Artificial neural networks rely heavily on large datasets to train their models. However, with the constantly evolving data privacy regulations worldwide, obtaining high-quality data has become increasingly challenging, primarily due to security or privacy concerns. Read on to learn how to generate synthetic time series for your machine learning models.
The rise of generative AI and similar technologies requires businesses to innovate to stay ahead of the competition. Without access to secure training data, engineers cannot experiment and advance new technologies. The lack of diverse, secure datasets at scale makes it difficult to train predictive models. Synthesizing time series data poses unique challenges because it requires preserving both the relationships between variables and time, as well as the relationships among the variables themselves. A successful time-series model must capture not only the features and distributions within each time point but also the complex dynamics of these features over time.
Generating the synthetic data
The most critical component of time series synthesis is the generator. Instead of developing one from scratch, I will use the Gretel-synthetics generator package. This package provides a set of synthetic data generators for structured and unstructured text and time series, featuring differentially private learning.
Prepare the real data
To run the generator, we need to prepare real data that will be used to create the synthetic time series. The synthetic data should closely mirror the statistical properties of the real data. I used the open-source Bike Sharing Demand dataset, which, as the name suggests, contains information about the number of bikes shared among users.
def get_data():
bike_sharing = fetch_openml("Bike_Sharing_Demand", version=2, as_frame=True)
df = bike_sharing.frame
return df['count']
0 16
1 40
2 32
3 13
4 1
...
17374 119
17375 89
17376 90
17377 61
17378 49
Once the data is ready, I need to reshape it to match the requirements of the generator model class.
MAX_SEQUENCE_LEN = 100
PLOT_VIEW = 600
# Get real data
bike_count = get_data()
# Prepare data format
features_2d = to_windows(bike_count, MAX_SEQUENCE_LEN)

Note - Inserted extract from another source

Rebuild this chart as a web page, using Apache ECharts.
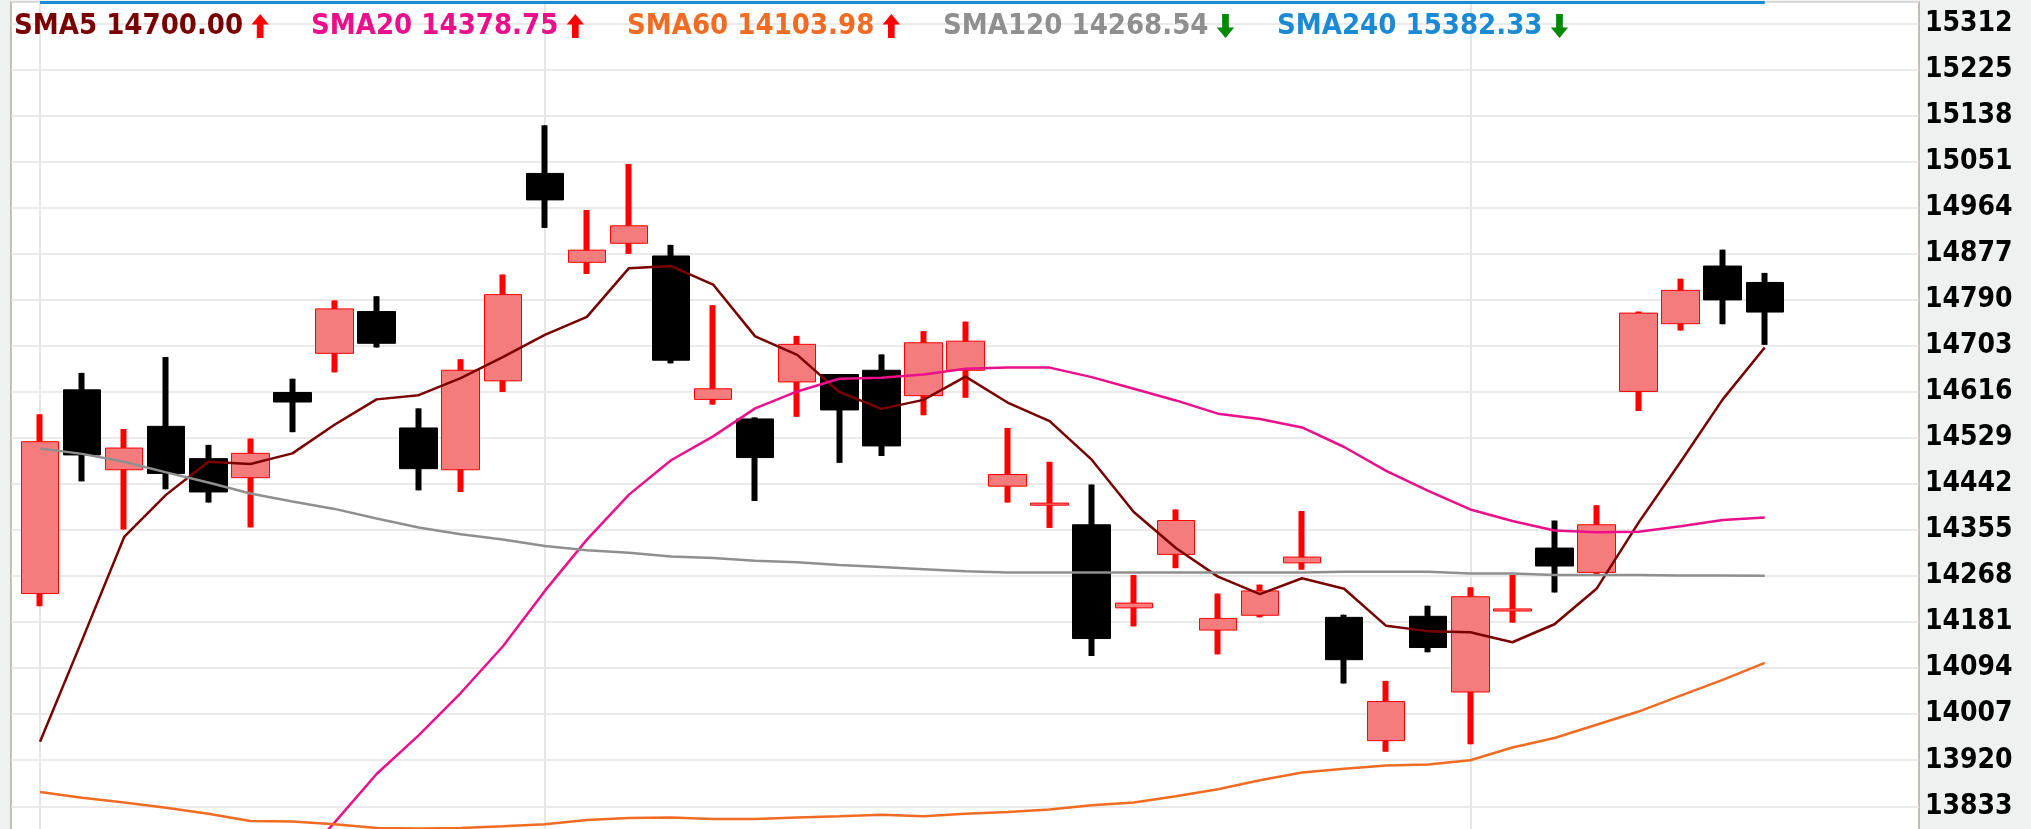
<!DOCTYPE html>
<html>
<head>
<meta charset="utf-8">
<script src="https://cdn.jsdelivr.net/npm/echarts@6/dist/echarts.min.js"></script>
<style>
html,body{margin:0;padding:0;background:#eff1f1;}
#chart{width:2031px;height:829px;}
</style>
</head>
<body>
<div id="chart"></div>
<script>
// ---------- DATA ----------
const categories = ['1','2','3','4','5','6','7','8','9','10','11','12','13','14','15','16','17','18','19','20','21',
  '22','23','24','25','26','27','28','29','30','31','32','33','34','35','36','37','38','39','40','41','42'];

const opens  = [14235,14620,14469,14551,14490,14454,14615,14689,14768,14548,14469,14637,15029,14861,14897,14873,14602,14565,14635,14649,14657,
                14609,14657,14438,14402,14365,14208,14309,14166,14194,14293,14190,13957,14192,14049,14202,14321,14275,14617,14745,14854,14823];
const closes = [14522,14497,14510,14462,14427,14500,14597,14773,14708,14471,14657,14800,14979,14884,14930,14676,14622,14492,14706,14582,14514,
                14709,14712,14460,14406,14150,14217,14373,14188,14240,14304,14110,14031,14133,14229,14206,14287,14365,14765,14808,14790,14767];
const lows   = [14211,14447,14356,14432,14407,14360,14540,14653,14700,14430,14427,14616,14926,14839,14877,14670,14592,14410,14569,14482,14495,
                14572,14605,14407,14359,14117,14173,14283,14120,14190,14280,14065,13936,14124,13950,14180,14237,14271,14580,14732,14744,14705];
const highs  = [14574,14652,14546,14682,14516,14528,14641,14789,14797,14585,14678,14838,15120,14960,15047,14894,14780,14568,14722,14650,14687,
                14731,14749,14548,14484,14441,14270,14394,14235,14252,14391,14195,14070,14212,14247,14270,14373,14402,14768,14830,14885,14841];

const sma5   = [13955,14147,14342,14422,14484,14480,14500,14554,14602,14610,14642,14682,14724,14758,14850,14854,14819,14721,14686,14616,14584,
                14601,14645,14596,14561,14488,14389,14321,14267,14234,14264,14244,14174,14164,14162,14143,14177,14244,14369,14484,14602,14700.00];
const sma20  = [null,null,null,null,null,null,13715,13802,13894,13967,14047,14135,14240,14337,14422,14487,14532,14585,14617,14641,14643,
                14649,14660,14662,14662,14644,14622,14600,14575,14565,14549,14512,14467,14429,14394,14372,14354,14351,14352,14362,14374,14378.75];
const sma60  = [13860,13849,13840,13830,13819,13805,13804,13799,13792,13791,13792,13795,13799,13807,13811,13812,13809,13809,13812,13814,13817,
                13814,13819,13822,13827,13835,13840,13852,13865,13882,13897,13904,13910,13912,13920,13944,13962,13987,14012,14042,14072,14103.98];
const sma120 = [14509,14499,14484,14464,14445,14424,14409,14395,14377,14360,14347,14337,14325,14317,14312,14305,14302,14297,14294,14289,14285,
                14281,14277,14275,14275,14275,14275,14275,14275,14275,14275,14276,14276,14276,14273,14273,14270,14270,14270,14269,14269,14268.54];
const sma240 = [15410,15409,15408,15408,15407,15406,15405,15404,15404,15403,15402,15401,15400,15399,15399,15398,15397,15396,15396,15395,15394,
                15393,15393,15392,15391,15391,15390,15389,15389,15388,15387,15387,15386,15386,15385,15385,15384,15384,15383,15383,15382,15382.33];

const maNames  = ['SMA5','SMA20','SMA60','SMA120','SMA240'];
const maLabels = ['14700.00','14378.75','14103.98','14268.54','15382.33'];
const maTrend  = ['up','up','up','down','down'];
const monthStarts = ['1','13','35'];   // categories with vertical grid lines

// y scale (ticks are multiples of 87)
const Y_MIN = 13746, Y_MAX = 15353, Y_STEP = 87;

// ---------- STYLE ----------
const maColors = ['#7a0000','#ec0f8c','#f26b22','#8f8f8f','#1a8ad4'];
const FONT = "'DejaVu Sans Condensed', 'DejaVu Sans', sans-serif";
const legendLeft = [14, 311, 627, 943, 1277];
const ARROW_UP = 'path://M9,0 L18,11 L12.5,11 L12.5,25 L5.5,25 L5.5,11 L0,11 Z';
const ARROW_DOWN = 'path://M9,25 L18,14 L12.5,14 L12.5,0 L5.5,0 L5.5,14 L0,14 Z';

const candleData = opens.map((o, i) => [o, closes[i], lows[i], highs[i]]);
const maData = [sma5, sma20, sma60, sma120, sma240];

const chart = echarts.init(document.getElementById('chart'), null, {renderer: 'canvas'});

const legends = maNames.map((n, i) => ({
  data: [n],
  left: legendLeft[i],
  top: 11,
  align: 'right',
  icon: maTrend[i] === 'up' ? ARROW_UP : ARROW_DOWN,
  itemWidth: 18,
  itemHeight: 24,
  selectedMode: false,
  padding: 0,
  itemStyle: {color: maTrend[i] === 'up' ? '#ff0000' : '#008a00', borderWidth: 0},
  lineStyle: {width: 0},
  formatter: name => name + ' ' + maLabels[i],
  textStyle: {color: maColors[i], fontFamily: FONT, fontWeight: 'bold', fontSize: 29, lineHeight: 30, padding: [0, 3, 0, 0]}
}));

const lineSeries = maNames.map((n, i) => {
  const s = {
    name: n,
    type: 'line',
    xAxisIndex: 1,
    yAxisIndex: 1,
    data: maData[i],
    showSymbol: false,
    symbol: 'none',
    silent: true,
    z: 4,
    lineStyle: {color: maColors[i], width: 2.5},
    itemStyle: {color: maColors[i]},
    emphasis: {disabled: true}
  };
  if (n === 'SMA240') {
    s.markLine = {
      z: 6, silent: true, symbol: 'none', label: {show: false},
      lineStyle: {color: maColors[i], width: 3, type: 'solid'},
      emphasis: {disabled: true},
      data: [[{coord: [categories[0], Y_MAX]}, {coord: [categories[categories.length - 1], Y_MAX]}]]
    };
  }
  return s;
});

const GRID_TOP = 2, GRID_H = 850.3;

const option = {
  animation: false,
  backgroundColor: '#eff1f1',
  legend: legends,
  grid: [
    {left: 11, right: 112, top: GRID_TOP, height: GRID_H, outerBoundsMode: 'none', containLabel: false,
     show: true, backgroundColor: '#ffffff', borderColor: '#b3aaa2', borderWidth: 1.5},
    {left: 19, right: 119, top: GRID_TOP, height: GRID_H, outerBoundsMode: 'none', containLabel: false, show: false}
  ],
  xAxis: [
    {gridIndex: 0, type: 'value', min: 0, max: 1, show: false},
    {gridIndex: 1, type: 'category', data: categories, max: 44, boundaryGap: true, show: false}
  ],
  yAxis: [
    {
      gridIndex: 0, type: 'value', position: 'right', min: Y_MIN, max: Y_MAX, interval: Y_STEP,
      axisLine: {show: false}, axisTick: {show: false},
      axisLabel: {color: '#000', fontFamily: FONT, fontWeight: 'bold', fontSize: 28, margin: 6,
                  showMinLabel: false, showMaxLabel: false, formatter: v => String(v)},
      splitLine: {show: true, lineStyle: {color: '#e3e3e3', width: 1.5}}
    },
    {gridIndex: 1, type: 'value', min: Y_MIN, max: Y_MAX, show: false, splitLine: {show: false}}
  ],
  series: [
    {
      name: 'wick', type: 'candlestick', xAxisIndex: 1, yAxisIndex: 1, data: candleData,
      barWidth: 1, z: 2, silent: true, emphasis: {disabled: true},
      itemStyle: {color: '#ff0000', color0: '#000000', borderColor: '#ff0000', borderColor0: '#000000', borderWidth: 6},
      markLine: {
        z: 1, silent: true, symbol: 'none', label: {show: false},
        lineStyle: {color: '#e6e6e6', width: 2, type: 'solid'},
        emphasis: {disabled: true},
        data: monthStarts.map(c => ({xAxis: c}))
      }
    },
    {
      name: 'K', type: 'candlestick', xAxisIndex: 1, yAxisIndex: 1, data: candleData,
      barWidth: 38, z: 3, silent: true, emphasis: {disabled: true},
      itemStyle: {color: '#f47c7c', color0: '#000000', borderColor: '#ff0000', borderColor0: '#000000', borderWidth: 1}
    }
  ].concat(lineSeries)
};

chart.setOption(option);
</script>
</body>
</html>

features_3d = np.expand_dims(features_2d, axis=2)
The to_windows function implements a sliding window technique and converts a time series into a sequence of vectors. I detailed this function here.
Create the GAN
Next, I prepare the generating model. The model definition is the core function in our code. We must specify parameters such as max_sequence_len (the length of our time series), sample_len, and batch_size, among others. Documentation for DGAN and DGANConfig can be found here.
def create_model(features):
model = DGAN(DGANConfig(
max_sequence_len=features.shape[1],
sample_len=20,
batch_size=min(1000, features.shape[0]),
apply_feature_scaling=True,
apply_example_scaling=False,
use_attribute_discriminator=False,
generator_learning_rate=1e-4,
discriminator_learning_rate=1e-4,
epochs=100,
))
model.train_numpy(
features,
feature_types=[OutputType.CONTINUOUS] * features.shape[2],
)
return model
Finally, the model is ready to run. Since training takes a significant amount of time, I save the model to facilitate code modifications and debugging. I use the SERIALISED flag for this purpose.
# Create the model
if not SERIALISED:
model = create_model(features_3d)
model.save(model_dump)
else:
model = DGAN.load(model_dump)
# Generate synthetic data
BATCHES_NUMBER = 60
_, synth_chunk = model.generate_numpy(BATCHES_NUMBER)
synthetic = np.concatenate(
synth_chunk[0:synth_chunk.shape[0], :, :], axis=0)
fig, axes = plt.subplots(nrows=4, ncols=1, figsize=(6, 12),
layout='constrained')
Results
The results are promising. The time series exhibit similarity, which means they retain comparable statistical properties such as mean, variance, and autocorrelation. The first two properties appear similar, but autocorrelation is difficult to assess without visualization. As shown in the figure, the autocorrelation is roughly similar but not perfect.